Radiotherapy to your lower tummy (abdomen) or pelvis can affect your fertility and sex life.
The ovaries are in the lower part of your abdomen, in the area between your hips (the pelvis).
Radiotherapy to this area may affect your womb and can stop your ovaries from working. If you haven’t already been through the menopause, this means your periods stop and you won’t be able to become pregnant (you become infertile).
The risk of infertility depends on the dose of radiation to your ovaries, your age (the risk is higher the older you are), and if you have chemotherapy with the radiotherapy (chemoradiotherapy).
Finding out that treatment for your cancer may leave you infertile can be extremely distressing if you had hoped to get pregnant in the future. Your doctor and nurse will support you and talk about possible options.
It is sometimes possible to move the ovaries out of the treatment area before radiotherapy begins. This is called ovarian transposition. It is usually done by keyhole (laparoscopic) surgery. Ovarian transposition may prevent an early menopause.
You can see a fertility specialist before you start cancer treatment. They can talk to you about the possibility of freezing your eggs, embryos or ovarian tissue. You could possibly use your eggs in the future if you wanted to try to have a child through a surrogate (another woman carries the baby).
Symptoms of the menopause often start during your course of radiotherapy or shortly afterwards. Symptoms include:
- hot flushes and sweats
- dry skin
- dryness in the vagina
- loss of energy
- irregular or no periods
- less interest in sex
- mood changes or feeling very sad
There are some things that can help to relieve menopausal symptoms. These include:
- hormone replacement therapy (HRT) - replaces hormones that are at lower levels due to menopause
- hormone cream - oestrogen vaginal cream can help with vaginal dryness
Your emotions and menopause
Going into an early menopause can be very upsetting. It can help to talk over your fears and worries with your partner or a friend. Try to talk to the radiotherapy staff or your specialist nurse if you are having problems.
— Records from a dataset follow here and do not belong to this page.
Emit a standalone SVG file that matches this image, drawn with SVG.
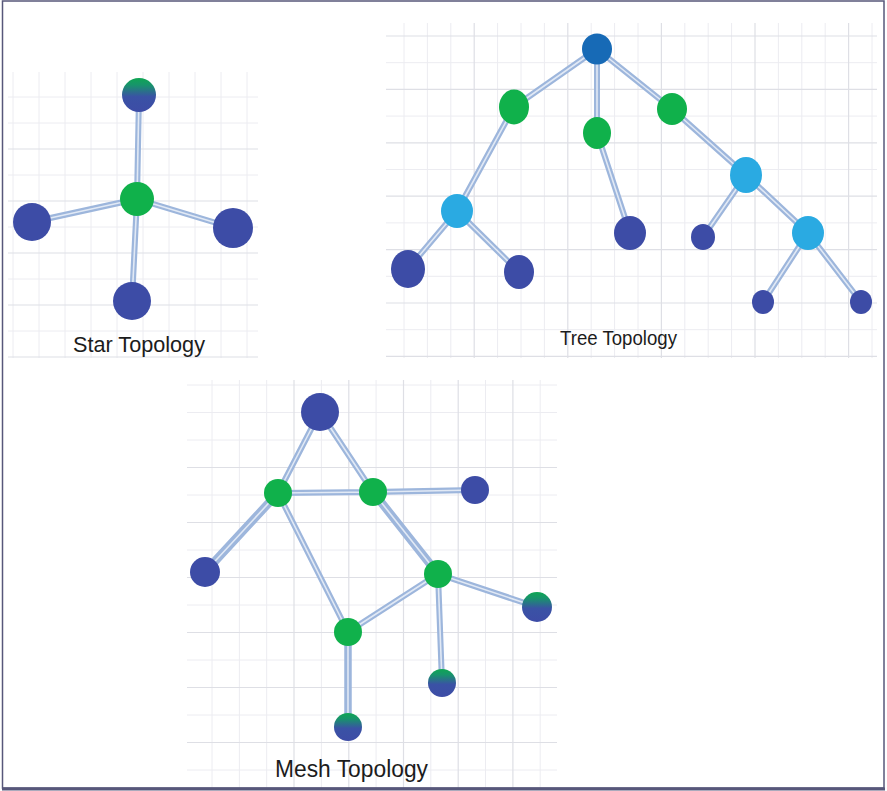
<svg xmlns="http://www.w3.org/2000/svg" width="887" height="791" viewBox="0 0 887 791">
<defs>
<linearGradient id="gb" x1="0" y1="0" x2="0" y2="1">
<stop offset="0" stop-color="#0fa653"/>
<stop offset="0.2" stop-color="#17956a"/>
<stop offset="0.55" stop-color="#3a52a5"/>
<stop offset="1" stop-color="#3d4ca6"/>
</linearGradient>
<style>
.minor{stroke:#ececf1;stroke-width:1;fill:none}
.major{stroke:#dedfe5;stroke-width:1.2;fill:none}
.e{stroke:#9db6dc;stroke-width:6;stroke-linecap:round;fill:none}
.eh{stroke:#e1e9f5;stroke-width:1.6;stroke-linecap:round;fill:none}
.dark{fill:#3d4ca6}
.green{fill:#10b14b}
.lblue{fill:#2aaae2}
.root{fill:#176ab6}
.grad{fill:url(#gb)}
.lbl{font-family:"Liberation Sans",Arial,sans-serif;fill:#1c1c1c;}
</style>
</defs>
<rect x="0" y="0" width="887" height="791" fill="#ffffff"/>

<!-- Star grid -->
<g id="star-grid">
<path class="minor" d="M13 72V358M39 72V358M65 72V358M91 72V358M117 72V358M143 72V358M169 72V358M195 72V358M221 72V358M247 72V358M8 97H258M8 123H258M8 175H258M8 227H258M8 279H258M8 331H258"/>
<path class="major" d="M8 149H258M8 201H258M8 253H258M8 305H258M8 357H258"/>
</g>

<!-- Tree grid -->
<g id="tree-grid">
<path class="minor" d="M404 23V358M427.4 23V358M450.8 23V358M497.6 23V358M521 23V358M544.4 23V358M591.2 23V358M614.6 23V358M638 23V358M684.8 23V358M708.2 23V358M731.6 23V358M778.4 23V358M801.8 23V358M825.2 23V358M872 23V358M386 62.7H877M386 116.1H877M386 169.5H877M386 222.9H877M386 276.3H877M386 329.7H877"/>
<path class="major" d="M474.2 23V358M567.8 23V358M661.4 23V358M755 23V358M848.6 23V358M386 36H877M386 89.4H877M386 142.8H877M386 196.2H877M386 249.6H877M386 303H877M386 356.4H877"/>
</g>

<!-- Mesh grid -->
<g id="mesh-grid">
<path class="minor" d="M212 380V789M239.4 380V789M266.7 380V789M321.4 380V789M376.1 380V789M430.8 380V789M485.5 380V789M540.2 380V789M187 385H557M187 412.5H557M187 440H557M187 495H557M187 550H557M187 605H557M187 660H557M187 715H557M187 770H557"/>
<path class="major" d="M294 380V789M348.8 380V789M403.5 380V789M458.2 380V789M512.9 380V789M187 467.5H557M187 522.5H557M187 577.5H557M187 632.5H557M187 687.5H557M187 742.5H557"/>
</g>

<!-- Frame -->
<rect x="2.5" y="1" width="881.5" height="787" fill="none" stroke="#57577a" stroke-width="1.5"/>
<line x1="2" y1="789" x2="885" y2="789" stroke="#57577a" stroke-width="3"/>

<!-- Connectors -->
<g id="connectors">
<!-- star -->
<path class="e" d="M139 95L137 199M137 199L32 222M137 199L233 228M137 199L132 301"/>
<path class="eh" d="M139 95L137 199M137 199L32 222M137 199L233 228M137 199L132 301"/>
<!-- tree -->
<path class="e" d="M597 49L514 107M597 49L597 133M597 49L672 109M514 107L457 211M597 133L630 233M672 109L746 175M457 211L408 269M457 211L519 272M746 175L703 237M746 175L808 233M808 233L763 302M808 233L861 302"/>
<path class="eh" d="M597 49L514 107M597 49L597 133M597 49L672 109M514 107L457 211M597 133L630 233M672 109L746 175M457 211L408 269M457 211L519 272M746 175L703 237M746 175L808 233M808 233L763 302M808 233L861 302"/>
<!-- mesh -->
<path class="e" d="M320 412L278 493M320 412L373 492M278 493L373 492M373 492L475 490M278 493L348 632M438 574L348 632M438 574L537 607M438 574L442 683"/>
<path class="e" style="stroke-width:8.5" d="M278 493L205 572M373 492L438 574"/>
<path class="e" style="stroke-width:7.5" d="M348 632L348 727"/>
<path class="eh" d="M320 412L278 493M320 412L373 492M278 493L373 492M373 492L475 490M278 493L348 632M438 574L348 632M438 574L537 607M438 574L442 683M278 493L205 572M373 492L438 574M348 632L348 727"/>
</g>

<!-- Star nodes -->
<g id="star-top"><circle class="grad" cx="139" cy="95" r="17"/></g>
<g id="star-center"><circle class="green" cx="137" cy="199" r="17"/></g>
<g id="star-left"><circle class="dark" cx="32" cy="222" r="19"/></g>
<g id="star-right"><circle class="dark" cx="233" cy="228" r="20"/></g>
<g id="star-bottom"><circle class="dark" cx="132" cy="301" r="19"/></g>
<g id="star-label"><text class="lbl" x="73" y="352" font-size="22" textLength="132" lengthAdjust="spacingAndGlyphs">Star Topology</text></g>

<!-- Tree nodes -->
<g id="tree-root"><ellipse class="root" cx="597" cy="49" rx="15" ry="15.5"/></g>
<g id="tree-g1"><ellipse class="green" cx="514" cy="107" rx="15" ry="17.5"/></g>
<g id="tree-g2"><ellipse class="green" cx="597" cy="133" rx="14" ry="16"/></g>
<g id="tree-g3"><ellipse class="green" cx="672" cy="109" rx="15" ry="16"/></g>
<g id="tree-lb1"><ellipse class="lblue" cx="457" cy="211" rx="16" ry="17"/></g>
<g id="tree-lb2"><ellipse class="lblue" cx="746" cy="175" rx="16" ry="18"/></g>
<g id="tree-lb3"><ellipse class="lblue" cx="808" cy="233" rx="16" ry="17"/></g>
<g id="tree-d1"><ellipse class="dark" cx="408" cy="269" rx="17" ry="19"/></g>
<g id="tree-d2"><ellipse class="dark" cx="519" cy="272" rx="15" ry="17"/></g>
<g id="tree-d3"><ellipse class="dark" cx="630" cy="233" rx="16" ry="17"/></g>
<g id="tree-d4"><ellipse class="dark" cx="703" cy="237" rx="12" ry="13"/></g>
<g id="tree-d5"><ellipse class="dark" cx="763" cy="302" rx="11" ry="12"/></g>
<g id="tree-d6"><ellipse class="dark" cx="861" cy="302" rx="11" ry="12"/></g>
<g id="tree-label"><text class="lbl" x="560" y="345" font-size="21" textLength="117" lengthAdjust="spacingAndGlyphs">Tree Topology</text></g>

<!-- Mesh nodes -->
<g id="mesh-top"><circle class="dark" cx="320" cy="412" r="19"/></g>
<g id="mesh-a"><circle class="green" cx="278" cy="493" r="14"/></g>
<g id="mesh-b"><circle class="green" cx="373" cy="492" r="14"/></g>
<g id="mesh-r1"><circle class="dark" cx="475" cy="490" r="14"/></g>
<g id="mesh-left"><circle class="dark" cx="205" cy="572" r="15"/></g>
<g id="mesh-c"><circle class="green" cx="438" cy="574" r="14"/></g>
<g id="mesh-d"><circle class="green" cx="348" cy="632" r="14"/></g>
<g id="mesh-gr"><circle class="grad" cx="537" cy="607" r="15"/></g>
<g id="mesh-gm"><circle class="grad" cx="442" cy="683" r="14"/></g>
<g id="mesh-gb"><circle class="grad" cx="348" cy="727" r="14"/></g>
<g id="mesh-label"><text class="lbl" x="275" y="777" font-size="23" textLength="153" lengthAdjust="spacingAndGlyphs">Mesh Topology</text></g>
</svg>
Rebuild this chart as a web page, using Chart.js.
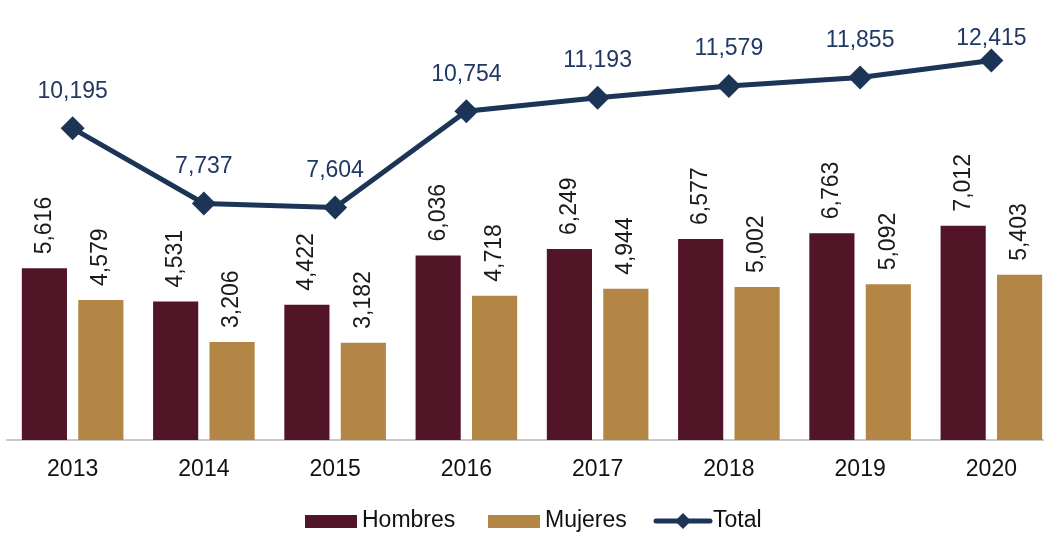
<!DOCTYPE html>
<html>
<head>
<meta charset="utf-8">
<script src="https://cdn.jsdelivr.net/npm/chart.js@4/dist/chart.umd.min.js"></script>
<style>
  html, body { margin: 0; padding: 0; background: #fff; overflow: hidden; }
  #caja { width: 1074px; height: 533px; position: relative; margin-left: -5px; }
</style>
</head>
<body>
<div id="caja"><canvas id="grafico"></canvas></div>
<script>
const anios = ["2013", "2014", "2015", "2016", "2017", "2018", "2019", "2020"];
const hombres = [5616, 4531, 4422, 6036, 6249, 6577, 6763, 7012];
const mujeres = [4579, 3206, 3182, 4718, 4944, 5002, 5092, 5403];
const total = [10195, 7737, 7604, 10754, 11193, 11579, 11855, 12415];

const colorHombres = "#521427";
const colorMujeres = "#B38646";
const colorTotal = "#1C3557";
const fuente = "'Liberation Sans', Arial, sans-serif";

const formato = (v) => v.toLocaleString("en-US");

// etiquetas de datos (no hay plugin datalabels)
const etiquetas = {
  id: "etiquetas",
  afterDatasetsDraw(chart) {
    const c = chart.ctx;
    c.save();
    c.font = "23px " + fuente;
    // barras: texto vertical
    [0, 1].forEach((i) => {
      const meta = chart.getDatasetMeta(i);
      meta.data.forEach((bar, j) => {
        c.save();
        c.translate(bar.x, bar.y - 14);
        c.rotate(-Math.PI / 2);
        c.fillStyle = "#1a1a1a";
        c.textAlign = "left";
        c.textBaseline = "middle";
        c.fillText(formato(chart.data.datasets[i].data[j]), 0, 0);
        c.restore();
      });
    });
    // linea: texto horizontal
    const metaL = chart.getDatasetMeta(2);
    metaL.data.forEach((p, j) => {
      c.fillStyle = "#1F3864";
      c.textAlign = "center";
      c.textBaseline = "middle";
      c.fillText(formato(total[j]), p.x, Math.max(p.y - 37, 39));
    });
    c.restore();
  },
};

// leyenda dibujada a mano
const leyenda = {
  id: "leyenda",
  afterDraw(chart) {
    const c = chart.ctx;
    c.save();
    c.font = "23px " + fuente;
    c.textBaseline = "middle";
    const y = 521;
    let x = 310;
    c.fillStyle = colorHombres;
    c.fillRect(x, y - 6, 52, 13);
    c.fillStyle = "#111";
    c.fillText("Hombres", x + 57, y);
    x = 493;
    c.fillStyle = colorMujeres;
    c.fillRect(x, y - 6, 52, 13);
    c.fillStyle = "#111";
    c.fillText("Mujeres", x + 57, y);
    x = 661;
    c.strokeStyle = colorTotal;
    c.lineWidth = 5;
    c.lineCap = "round";
    c.beginPath();
    c.moveTo(x, y);
    c.lineTo(x + 54, y);
    c.stroke();
    c.fillStyle = colorTotal;
    c.beginPath();
    c.moveTo(x + 27, y - 8);
    c.lineTo(x + 35, y);
    c.lineTo(x + 27, y + 8);
    c.lineTo(x + 19, y);
    c.closePath();
    c.fill();
    c.fillStyle = "#111";
    c.fillText("Total", x + 57, y);
    c.restore();
  },
};

new Chart(document.getElementById("grafico"), {
  type: "bar",
  data: {
    labels: anios,
    datasets: [
      {
        label: "Hombres",
        data: hombres,
        backgroundColor: colorHombres,
        categoryPercentage: 0.86,
        barPercentage: 0.8,
        order: 2,
      },
      {
        label: "Mujeres",
        data: mujeres,
        backgroundColor: colorMujeres,
        categoryPercentage: 0.86,
        barPercentage: 0.8,
        order: 2,
      },
      {
        type: "line",
        label: "Total",
        data: total,
        borderColor: colorTotal,
        backgroundColor: colorTotal,
        borderWidth: 5,
        pointStyle: "rectRot",
        pointRadius: 12,
        pointHoverRadius: 12,
        pointBorderWidth: 0,
        order: 1,
      },
    ],
  },
  options: {
    responsive: true,
    maintainAspectRatio: false,
    animation: false,
    layout: { padding: { top: 10, left: 2, right: 2, bottom: 0 } },
    plugins: {
      legend: { display: false },
      tooltip: { enabled: false },
    },
    scales: {
      y: {
        display: false,
        min: 0,
        max: 14000,
      },
      x: {
        grid: { display: false, drawTicks: false },
        border: { display: true, color: "#c8c8c8", width: 2 },
        ticks: {
          color: "#111",
          font: { size: 23, family: fuente },
          padding: 16,
        },
        afterFit: (s) => { s.height = 93; },
      },
    },
  },
  plugins: [etiquetas, leyenda],
});
</script>
</body>
</html>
Some of the women’s organisations on our general organisations list can also give help and support.
Your sex life
Pelvic radiotherapy can make the tissues in your vagina less stretchy. This is called fibrosis. Fibrosis can narrow the vagina, making it uncomfortable and difficult to have sex and vaginal examinations.
Using vaginal dilators after treatment might help to prevent this. Ask your radiographer, doctor or nurse about dilators.
Dilators are smooth tube shaped objects with a rounded end, made of plastic or metal. They come in different sizes. You start with the smallest size first.
You usually start using dilators from 2 to 8 weeks after your radiotherapy ends. This can vary depending on your radiotherapy centre.
For the first 6 months
Use dilators with a water soluble lubricating gel at least twice a week and up to twice a day, for 3 to 10 minutes each time.
Between 6 and 12 months
Use dilators once a week.
After 12 months
Use your dilators occasionally as long as you are not having any difficulty.
Alternatives to vaginal dilators
Sexual intercourse also helps to keep the vagina open and is a good alternative to using dilators.
You might prefer to use your fingers or a vibrator to help stretch your vagina. If water soluble lubricants do not give enough lubrication for comfortable intercourse you may want to try a silicone based lubricant. These give more lubrication and are usually fine to use after any vaginal irritation caused by radiotherapy has settled down.
A small amount of bleeding is usual when you first start using a dilator but contact a health professional if you have a lot of bleeding or pain.